■ **Data section**
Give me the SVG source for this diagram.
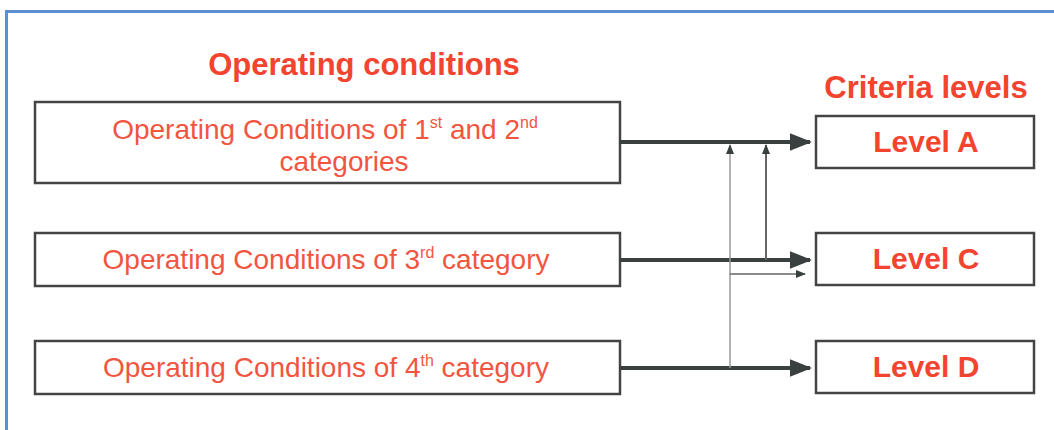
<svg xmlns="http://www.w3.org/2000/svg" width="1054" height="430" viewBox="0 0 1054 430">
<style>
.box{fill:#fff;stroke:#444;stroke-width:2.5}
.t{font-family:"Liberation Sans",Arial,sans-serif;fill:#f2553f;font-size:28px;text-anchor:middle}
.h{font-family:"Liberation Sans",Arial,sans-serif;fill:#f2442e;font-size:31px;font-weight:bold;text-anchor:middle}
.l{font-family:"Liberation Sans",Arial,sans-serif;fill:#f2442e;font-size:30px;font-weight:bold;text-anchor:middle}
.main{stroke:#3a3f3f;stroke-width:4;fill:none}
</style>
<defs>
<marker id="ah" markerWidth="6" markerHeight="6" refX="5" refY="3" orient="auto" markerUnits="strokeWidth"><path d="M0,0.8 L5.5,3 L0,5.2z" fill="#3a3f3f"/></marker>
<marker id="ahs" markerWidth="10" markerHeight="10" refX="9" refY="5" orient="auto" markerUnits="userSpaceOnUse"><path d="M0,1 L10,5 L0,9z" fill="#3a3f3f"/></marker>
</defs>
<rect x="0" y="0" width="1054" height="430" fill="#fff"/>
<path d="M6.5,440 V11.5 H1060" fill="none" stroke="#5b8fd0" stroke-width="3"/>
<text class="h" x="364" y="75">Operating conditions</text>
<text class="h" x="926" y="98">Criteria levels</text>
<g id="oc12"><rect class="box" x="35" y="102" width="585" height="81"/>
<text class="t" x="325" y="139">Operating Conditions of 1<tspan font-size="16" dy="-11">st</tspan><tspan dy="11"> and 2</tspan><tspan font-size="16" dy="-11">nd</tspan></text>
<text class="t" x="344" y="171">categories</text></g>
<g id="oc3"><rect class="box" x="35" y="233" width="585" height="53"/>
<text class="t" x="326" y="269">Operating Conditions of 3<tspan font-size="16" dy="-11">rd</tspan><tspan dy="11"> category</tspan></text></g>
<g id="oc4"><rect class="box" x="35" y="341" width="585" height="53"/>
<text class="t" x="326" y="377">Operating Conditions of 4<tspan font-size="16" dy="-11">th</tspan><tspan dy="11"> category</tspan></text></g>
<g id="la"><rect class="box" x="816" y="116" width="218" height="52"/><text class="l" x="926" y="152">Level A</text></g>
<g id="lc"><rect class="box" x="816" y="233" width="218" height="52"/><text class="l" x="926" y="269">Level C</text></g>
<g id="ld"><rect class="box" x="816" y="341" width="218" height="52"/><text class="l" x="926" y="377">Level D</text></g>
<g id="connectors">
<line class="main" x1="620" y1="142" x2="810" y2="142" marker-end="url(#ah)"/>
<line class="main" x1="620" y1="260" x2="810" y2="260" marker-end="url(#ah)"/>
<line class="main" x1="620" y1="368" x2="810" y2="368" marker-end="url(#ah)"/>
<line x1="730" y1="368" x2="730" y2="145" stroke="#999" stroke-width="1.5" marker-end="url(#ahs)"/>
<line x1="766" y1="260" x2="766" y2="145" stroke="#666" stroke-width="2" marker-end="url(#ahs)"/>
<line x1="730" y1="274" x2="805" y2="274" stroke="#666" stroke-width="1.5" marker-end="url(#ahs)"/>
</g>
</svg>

■ **Given exercise**
From the material above, copy everything exactly but the pictures.

■ **The response**
Give me the SVG source for this diagram.
<svg xmlns="http://www.w3.org/2000/svg" width="1054" height="430" viewBox="0 0 1054 430">
<style>
.box{fill:#fff;stroke:#444;stroke-width:2.5}
.t{font-family:"Liberation Sans",Arial,sans-serif;fill:#f2553f;font-size:28px;text-anchor:middle}
.h{font-family:"Liberation Sans",Arial,sans-serif;fill:#f2442e;font-size:31px;font-weight:bold;text-anchor:middle}
.l{font-family:"Liberation Sans",Arial,sans-serif;fill:#f2442e;font-size:30px;font-weight:bold;text-anchor:middle}
.main{stroke:#3a3f3f;stroke-width:4;fill:none}
</style>
<defs>
<marker id="ah" markerWidth="6" markerHeight="6" refX="5" refY="3" orient="auto" markerUnits="strokeWidth"><path d="M0,0.8 L5.5,3 L0,5.2z" fill="#3a3f3f"/></marker>
<marker id="ahs" markerWidth="10" markerHeight="10" refX="9" refY="5" orient="auto" markerUnits="userSpaceOnUse"><path d="M0,1 L10,5 L0,9z" fill="#3a3f3f"/></marker>
</defs>
<rect x="0" y="0" width="1054" height="430" fill="#fff"/>
<path d="M6.5,440 V11.5 H1060" fill="none" stroke="#5b8fd0" stroke-width="3"/>
<text class="h" x="364" y="75">Operating conditions</text>
<text class="h" x="926" y="98">Criteria levels</text>
<g id="oc12"><rect class="box" x="35" y="102" width="585" height="81"/>
<text class="t" x="325" y="139">Operating Conditions of 1<tspan font-size="16" dy="-11">st</tspan><tspan dy="11"> and 2</tspan><tspan font-size="16" dy="-11">nd</tspan></text>
<text class="t" x="344" y="171">categories</text></g>
<g id="oc3"><rect class="box" x="35" y="233" width="585" height="53"/>
<text class="t" x="326" y="269">Operating Conditions of 3<tspan font-size="16" dy="-11">rd</tspan><tspan dy="11"> category</tspan></text></g>
<g id="oc4"><rect class="box" x="35" y="341" width="585" height="53"/>
<text class="t" x="326" y="377">Operating Conditions of 4<tspan font-size="16" dy="-11">th</tspan><tspan dy="11"> category</tspan></text></g>
<g id="la"><rect class="box" x="816" y="116" width="218" height="52"/><text class="l" x="926" y="152">Level A</text></g>
<g id="lc"><rect class="box" x="816" y="233" width="218" height="52"/><text class="l" x="926" y="269">Level C</text></g>
<g id="ld"><rect class="box" x="816" y="341" width="218" height="52"/><text class="l" x="926" y="377">Level D</text></g>
<g id="connectors">
<line class="main" x1="620" y1="142" x2="810" y2="142" marker-end="url(#ah)"/>
<line class="main" x1="620" y1="260" x2="810" y2="260" marker-end="url(#ah)"/>
<line class="main" x1="620" y1="368" x2="810" y2="368" marker-end="url(#ah)"/>
<line x1="730" y1="368" x2="730" y2="145" stroke="#999" stroke-width="1.5" marker-end="url(#ahs)"/>
<line x1="766" y1="260" x2="766" y2="145" stroke="#666" stroke-width="2" marker-end="url(#ahs)"/>
<line x1="730" y1="274" x2="805" y2="274" stroke="#666" stroke-width="1.5" marker-end="url(#ahs)"/>
</g>
</svg>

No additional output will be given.